The forester and the artist both create landscapes.  Only a forester’s canvas is far larger than an artist’s canvas.  The artist uses pencils, pens, brushes and all the other tools that create the play of color and light on paper.  The forester’s tools are far larger, louder and powerful.  They are the skidders, feller-bunchers, chainsaws, yarders and seedlings.  Okay, I know what you are thinking, what kind of baloney is this guy selling.  When we look out at a forest we see a beautiful thing.  Harvesting trees changes how that forest looks and develops.  The conventional wisdom may be that harvesting trees makes a forest ugly and at stages along the way I would agree.  That is all part of the process.  When an area is burned in a wildfire and the salvage harvest is complete it looks pretty bad to most folks.  This is only one stage in the development of an ever-changing picture.  Soon the seedlings come and it is no longer a barren clearcut, but it is a brand new forest.

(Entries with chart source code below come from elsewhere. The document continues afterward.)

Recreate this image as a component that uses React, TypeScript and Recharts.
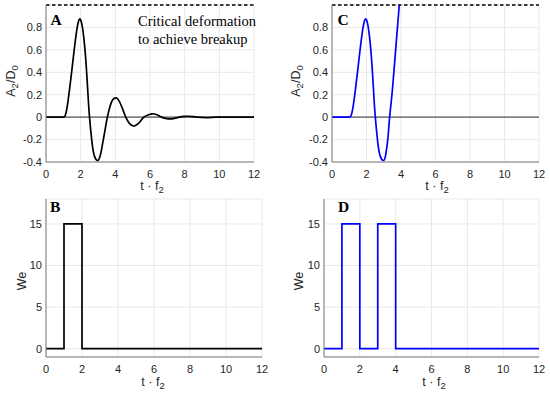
import React from 'react'
import { LineChart, Line, XAxis, YAxis, CartesianGrid, ReferenceLine } from 'recharts'

// deformation A2/D0 vs t·f2 (single pulse, panel A)
const tA = [0, 0.5, 0.9, 1, 1.1, 1.25, 1.5, 1.75, 2, 2.25, 2.4, 2.5, 2.65, 2.8, 3.0, 3.15, 3.25, 3.4, 3.54, 3.7, 3.85, 4.06, 4.25, 4.45, 4.6, 4.8, 5.0, 5.13, 5.3, 5.45, 5.64, 5.9, 6.15, 6.4, 6.67, 6.9, 7.15, 7.4, 7.7, 7.95, 8.2, 8.5, 8.75, 9.25, 9.8, 10.5, 11.2, 12]
const defA = [0, 0, 0, 0, 0.012, 0.12, 0.43, 0.75, 0.868, 0.6, 0.26, 0.02, -0.22, -0.35, -0.386, -0.33, -0.25, -0.12, 0, 0.1, 0.155, 0.172, 0.135, 0.06, 0, -0.053, -0.077, -0.077, -0.06, -0.037, 0, 0.02, 0.03, 0.021, 0, -0.011, -0.016, -0.011, 0, 0.006, 0.008, 0.005, 0, -0.004, 0, 0, 0, 0]

// double pulse (panel C) -> reaches breakup
const tC = [0, 0.5, 0.9, 1, 1.1, 1.25, 1.5, 1.75, 2, 2.25, 2.4, 2.5, 2.65, 2.8, 3.0, 3.12, 3.24, 3.34, 3.5, 3.7, 3.9]
const defC = [0, 0, 0, 0, 0.012, 0.12, 0.43, 0.75, 0.868, 0.6, 0.26, 0.02, -0.22, -0.35, -0.386, -0.33, -0.19, 0, 0.24, 0.62, 1.0]

// Weber number pulses
const tB = [0, 1, 2, 12]
const weB = [0, 15, 0, 0]
const tD = [0, 1, 2, 3, 4, 12]
const weD = [0, 15, 0, 15, 0, 0]

const xTicks = [0, 2, 4, 6, 8, 10, 12]
const defTicks = [-0.4, -0.2, 0, 0.2, 0.4, 0.6, 0.8]
const weTicks = [0, 5, 10, 15]
const CRITICAL = 1.0

const SANS = '"Liberation Sans", Arial, sans-serif'
const SERIF = '"Liberation Serif", "Times New Roman", serif'
const TICK = { fontSize: 11, fill: '#262626', fontFamily: SANS }
const AXIS = '#7a7a7a'
const GRID = '#e9e9e9'

const toRows = (t: number[], v: number[]) => t.map((x, i) => ({ t: x, v: v[i] }))

interface PanelProps {
  left: number
  top: number
  height: number
  yWidth: number
  right: number
  marginTop: number
  xHeight: number
  rows: { t: number; v: number }[]
  domain: [number, number]
  ticks: number[]
  color: string
  step?: boolean
  deformation?: boolean
}

const Panel: React.FC<PanelProps> = (p) => (
  <div style={{ position: 'absolute', left: p.left, top: p.top }}>
    <LineChart
      width={275}
      height={p.height}
      data={p.rows}
      margin={{ top: p.marginTop, right: p.right, left: 0, bottom: 0 }}
    >
      <CartesianGrid stroke={GRID} strokeWidth={1} />
      <XAxis
        dataKey="t"
        type="number"
        domain={[0, 12]}
        ticks={xTicks}
        height={p.xHeight}
        stroke={AXIS}
        tickLine={false}
        tickSize={0}
        tickMargin={8}
        tick={TICK}
        interval={0}
      />
      <YAxis
        type="number"
        domain={p.domain}
        ticks={p.ticks}
        width={p.yWidth}
        stroke={AXIS}
        tickLine={false}
        tickSize={0}
        tickMargin={4}
        tick={TICK}
        interval={0}
        allowDataOverflow
      />
      {p.deformation && <ReferenceLine y={0} stroke="#555" strokeWidth={1.3} />}
      {p.deformation && (
        <ReferenceLine y={CRITICAL} stroke="#000" strokeWidth={1.6} strokeDasharray="3.5 2.5" />
      )}
      <Line
        dataKey="v"
        type={p.step ? 'stepAfter' : 'natural'}
        stroke={p.color}
        strokeWidth={1.7}
        dot={false}
        isAnimationActive={false}
      />
    </LineChart>
  </div>
)

const XLabel = ({ x, y }: { x: number; y: number }) => (
  <text x={x} y={y} textAnchor="middle" fontSize={12.5} fontFamily={SANS} fill="#262626">
    t · f<tspan dy={3} fontSize={9.5}>2</tspan>
  </text>
)

const DefLabel = ({ x, y }: { x: number; y: number }) => (
  <text transform={`translate(${x},${y}) rotate(-90)`} textAnchor="middle" fontSize={12.5} fontFamily={SANS} fill="#262626">
    A<tspan dy={3} fontSize={9.5}>2</tspan>
    <tspan dy={-3}>/D</tspan>
    <tspan dy={3} fontSize={9.5}>0</tspan>
  </text>
)

const WeLabel = ({ x, y }: { x: number; y: number }) => (
  <text transform={`translate(${x},${y}) rotate(-90)`} textAnchor="middle" fontSize={12.5} fontFamily={SANS} fill="#262626">
    We
  </text>
)

const Letter = ({ x, y, s }: { x: number; y: number; s: string }) => (
  <text x={x} y={y} fontSize={15.5} fontWeight="bold" fontFamily={SERIF} fill="#000">
    {s}
  </text>
)

export default function App() {
  return (
    <div style={{ position: 'absolute', left: 0, top: 0, width: 550, height: 395, background: '#fff' }}>
      <Panel left={0} top={0} height={195} yWidth={46} right={21} marginTop={5} xHeight={33}
        rows={toRows(tA, defA)} domain={[-0.4, 1]} ticks={defTicks} color="#000" deformation />
      <Panel left={275} top={0} height={195} yWidth={57} right={11} marginTop={5} xHeight={33}
        rows={toRows(tC, defC)} domain={[-0.4, 1]} ticks={defTicks} color="#0000ff" deformation />
      <Panel left={0} top={195} height={200} yWidth={46} right={13} marginTop={4} xHeight={38}
        rows={toRows(tB, weB)} domain={[-1, 18]} ticks={weTicks} color="#000" step />
      <Panel left={275} top={195} height={200} yWidth={49} right={11} marginTop={4} xHeight={38}
        rows={toRows(tD, weD)} domain={[-1, 18]} ticks={weTicks} color="#0000ff" step />
      <svg width={550} height={395} style={{ position: 'absolute', left: 0, top: 0, pointerEvents: 'none' }}>
        <Letter x={50.5} y={25} s="A" />
        <Letter x={337.5} y={25} s="C" />
        <Letter x={50} y={212} s="B" />
        <Letter x={338} y={212} s="D" />
        <text x={138} y={26} fontSize={14.5} fontFamily={SERIF} fill="#000">Critical deformation</text>
        <text x={138} y={44} fontSize={14.5} fontFamily={SERIF} fill="#000">to achieve breakup</text>
        <DefLabel x={15} y={81} />
        <DefLabel x={300} y={81} />
        <WeLabel x={26} y={281} />
        <WeLabel x={303} y={281} />
        <XLabel x={152} y={190} />
        <XLabel x={437} y={190} />
        <XLabel x={153} y={386} />
        <XLabel x={434} y={386} />
      </svg>
    </div>
  )
}
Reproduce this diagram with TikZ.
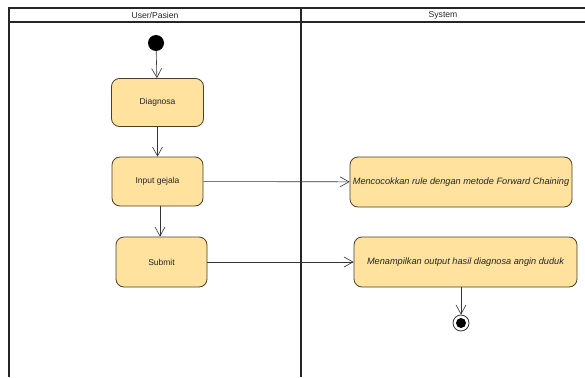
\documentclass[tikz,border=0pt]{standalone}
\usepackage{fontspec}
\setmainfont{Liberation Sans}
\usetikzlibrary{arrows.meta}
\definecolor{actfill}{HTML}{FEE29E}
\definecolor{actdraw}{HTML}{4A3F2E}
\tikzset{
  act/.style={draw=actdraw, fill=actfill, line width=0.8pt, rounded corners=8pt, inner sep=0pt, font=\fontsize{8.5}{10}\selectfont, text=black!85},
  actit/.style={act, font=\fontsize{9.2}{11}\selectfont\itshape},
  flow/.style={draw=black!80, line width=0.6pt, -{Straight Barb[length=9pt,width=10pt,line width=0.6pt]}},
  lane/.style={line width=1.1pt, draw=black!85},
  hdr/.style={font=\fontsize{8.6}{10}\selectfont, text=black!85}
}
\begin{document}
\begin{tikzpicture}[x=1pt,y=-1pt]
\useasboundingbox (0,0) rectangle (585,377);
% swimlanes
\draw[lane] (9,377) -- (9,8) -- (585,8);
\draw[lane] (9,22) -- (585,22);
\draw[lane] (301,8) -- (301,377);
\node[hdr] (h1) at (155,15) {User/Pasien};
\node[hdr] (h2) at (443,15) {System};
% nodes
\node[circle, fill=black, minimum size=16pt, inner sep=0pt] (start) at (156,43) {};
\node[act, minimum width=92pt, minimum height=48pt] (diag) at (157.5,102.5) {Diagnosa};
\node[act, minimum width=91pt, minimum height=49pt] (input) at (157.5,181.5) {Input gejala};
\node[act, minimum width=91pt, minimum height=50pt] (submit) at (161.5,262) {Submit};
\node[actit, minimum width=222pt, minimum height=50pt] (match) at (461,182) {Mencocokkan rule dengan metode Forward Chaining};
\node[actit, minimum width=223pt, minimum height=50pt] (show) at (465.5,262) {Menampilkan output hasil diagnosa angin duduk};
\node[circle, draw=black!80, line width=0.8pt, minimum size=16pt, inner sep=0pt] (end) at (461,323) {};
\node[circle, fill=black, minimum size=10pt, inner sep=0pt] (endin) at (end.center) {};
% flows
\draw[flow] (start) -- (diag);
\draw[flow] (diag) -- (input);
\draw[flow] (input.south -| 160,0) -- (submit.north -| 160,0);
\draw[flow] (input) -- (match);
\draw[flow] (submit) -- (show);
\draw[flow] (show.south -| end) -- (end);
\end{tikzpicture}
\end{document}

A new forest rising from ashes of a wildfire.

Each year the trees grow and the picture is adorned with deer, turkeys and other wildlife that forage in this new forest.  As a forester I relish the changes I see with each passing year and how our work adds to the picture.  For a forester the picture is never done so we have to appreciate it for what it is at this moment in time.  Most folks have memories of that favorite camping spot in the forest that they went to as a child.  Memories that are so striking and indelible that they cannot imagine them ever changing.  However, these forest change every day.  Mostly slowly, but sometimes in blazing moments.  To the forest the changes are not good or bad, but simply different.  To the forester it is a canvas on which to apply his or her trade.  The forest changes and grows and our pictures change with it.  We may not always agree on what makes beautiful art or a beautiful forest, but I hope as practitioners of the trade we are passionate and dedicated to the process.

I did this watercolor for the children’s book Firestorm In The Forest , a Red Tail Publishing book.

As an artist working in the forest provides an endless source of subjects to paint or draw.  Never stale and always changing.  I never know when I will come across a bear crashing through the brush or a dramatic vista that will make me pause for a minute to take it in.